Houses in various stages of construction line a street in the Shadow Ridge subdivision in Eudora on Saturday, June 29, 2019.

The city of Eudora has had just six housing starts thus far in 2019, despite city officials regularly fielding calls from individuals interested in building homes.

“The demand is there,” said Eudora City Manager Barack Matite. “Our planning department is getting calls from interested home builders all the time. We just don’t have the lots.”

This year’s new housing starts seem destined to fall far short of the 32 permits for new homes issued in Eudora in 2018 or the 21 in 2017, Matite said. Nearly all the new homes of the last two years were built in a phase of the Shadow Ridge subdivision south of Kansas Highway 10 and west of Church Street.
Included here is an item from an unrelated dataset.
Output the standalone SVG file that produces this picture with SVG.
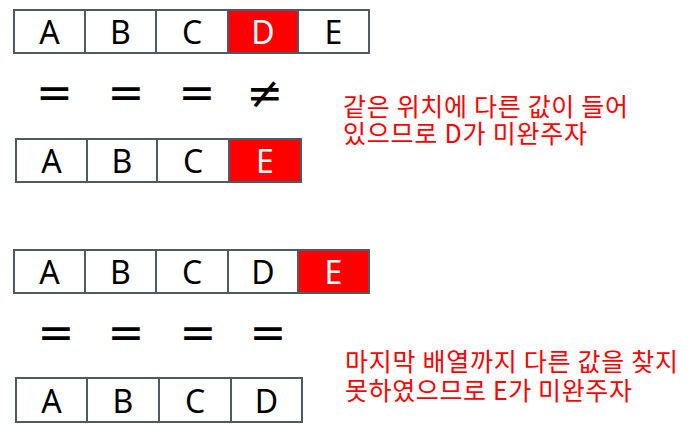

Developer Roger Johnson bought the platted but inactive subdivision phase two years ago and then put in the streets, sidewalks and other infrastructure needed to support development, Matite said. Now that phase is nearly built out, leaving Eudora temporarily with only a few available lots to build on.

“Nearly all the lots in Shadow Ridge have been bought or are being built on, and we have very limited opportunities for infill development in Eudora,” he said.

Johnson’s development group has indicated an intention to move on to the final phase of the Shadow Ridge subdivision, which would make about 50 additional home lots available once the necessary infrastructure is in place, Matite said.

Other subdivisions will have to be platted or become active if Eudora is to keep up its recent housing-start momentum once Shadow Ridge is built out. Matite said there was one 44-home platted subdivision south of K-10 and east of Church Street and lots of land in the area suited for residential development.

Eudora Mayor Tim Reazin said the completion of Shadow Ridge could spur developers by demonstrating the demand for homes in Eudora and reducing the risks involved in investing in infrastructure while in competition with an existing, successful subdivision.

“That’s the hope,” he said. “I think developers will see the success of Shadow Ridge and opportunities here in the community and develop some of the land nearby.”

The new home starts in 2018 contributed to an 8% increase in Eudora overall valuation, Matite said. That will have positive implications for taxpayers and the mill levy as he develops the city’s 2020 budget over the next few weeks, he said.